3. Tool design is the most important thing. Before you write a line of code, write down every tool your agent needs. Think like an analyst, not a programmer.

4. Memory makes agents useful. Working memory + hierarchical memory = agents that remember you. Without it, you’re just building slightly smarter search.

5. Workflows beat free-form agents for predictability. When you need reliability, trade flexibility for structure. Graph-based workflows give you observability and control.

6. RAG is a last resort. Before you build a vector database pipeline, try throwing everything in the context window. Then try MCP tools. RAG is powerful but overused.

7. Evals are non-negotiable. If you can’t measure quality, you can’t maintain it. Build evals early, run them often, review production traces religiously.

8. Deployment is still hard. We’re in the Heroku era of agents. Use managed platforms with autoscaling. Don’t force agents into serverless until the platforms catch up.

9. Security will bite you. Agents are powerful and access more data. Permission them correctly from day one.

10. Stay humble.

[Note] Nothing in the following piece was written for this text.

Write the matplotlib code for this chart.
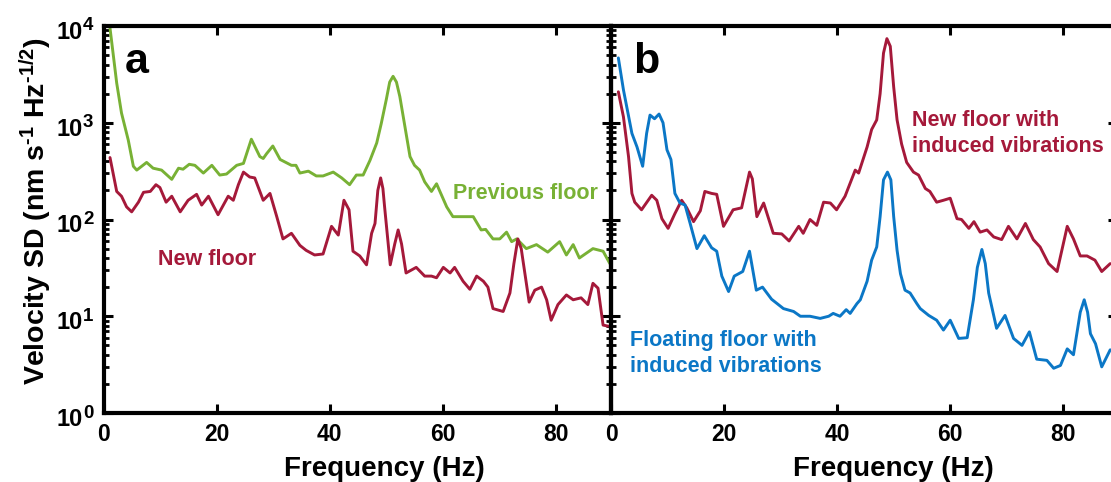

The field moves so fast that expertise has a half-life of months. We’re all perpetual beginners. Build with that in mind.


Final Thoughts: Why This Book Slaps (And Why Mastra Wins)

This is the sort of book I wish existed a year ago when I first started playing with AI. There is quite a bit of substance to it and it’s very concise for 150 pages.

What makes it special is the tone. It’s not an academic treatise or a vendor pitch. It’s written by someone who recognizes the same patterns playing out in AI. The frameworks will come and go, but the principles remain.

The e-book is free at mastra.ai/book and you should read it if you have the time or spam his dms asking for a physical copy. it feels almost criminal given the value density. But that’s the open-source playbook: give away the knowledge and then sell the shovels.

If you’re building AI agents or assistants, read this book. Not because you’ll agree with everything - I disagreed with a lot of stuff personally too, but this is an industry that runs on opinions and gives you a mental model for reasoning about this new paradigm. In a field where the most influential people are shouting about AGI and the end of programming, Sam explained how to actually build something useful today, which I have respect for.

Happy building. And may your agents always call the right tools on the first try.